Here’s a surprise for all you Netflix users out there, and it’s a downright scary one at that. Believe me, I too, as a Netflix user, am vaguely unsettled by the implications of the following story.
Apparently, when Netflix handed out its big million dollar prize to get its system of recommendations improved, it also handed out some personal data; personal data like queue listings. Interestingly enough, reporters were actually using the same data, crosslinked against other data online, to discover what listings were linked to actual people.
So it wasn’t surprising that just weeks after the contest began, two University of Texas researchers — Arvind Narayanan and Vitaly Shmatikov — identified several NetFlix users by comparing their “anonymous” reviews in the Netflix data to ones posted on the Internet Movie Database website. Revelations included identifying their political leanings and sexual orientation.
This is being referred to as the “Brokeback Mountain” factor–remember that furor a few years back when TiVo started recommending shows with homosexual themes because someone recorded Will and Grace or Queer Eye For The Straight Guy? This is similar to what’s happening here.

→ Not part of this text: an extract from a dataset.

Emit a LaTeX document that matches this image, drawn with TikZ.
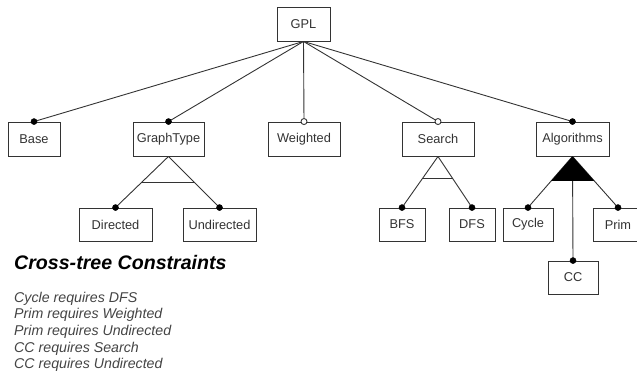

The lesbian mom in question is suing for a whopping twenty five hundred bucks. It’s a wonder Netflix isn’t just paying her off and keeping this out of the press. But there’s word that Netflix wants to stage a SECOND contest, this time offering up ZIP codes, ages and genders. I leave you with this horrifying little tidbit, on that note:
For instance, if a data set reveals a person’s ZIP code, birthdate and gender, there’s an 87 percent chance that the person can be uniquely identified.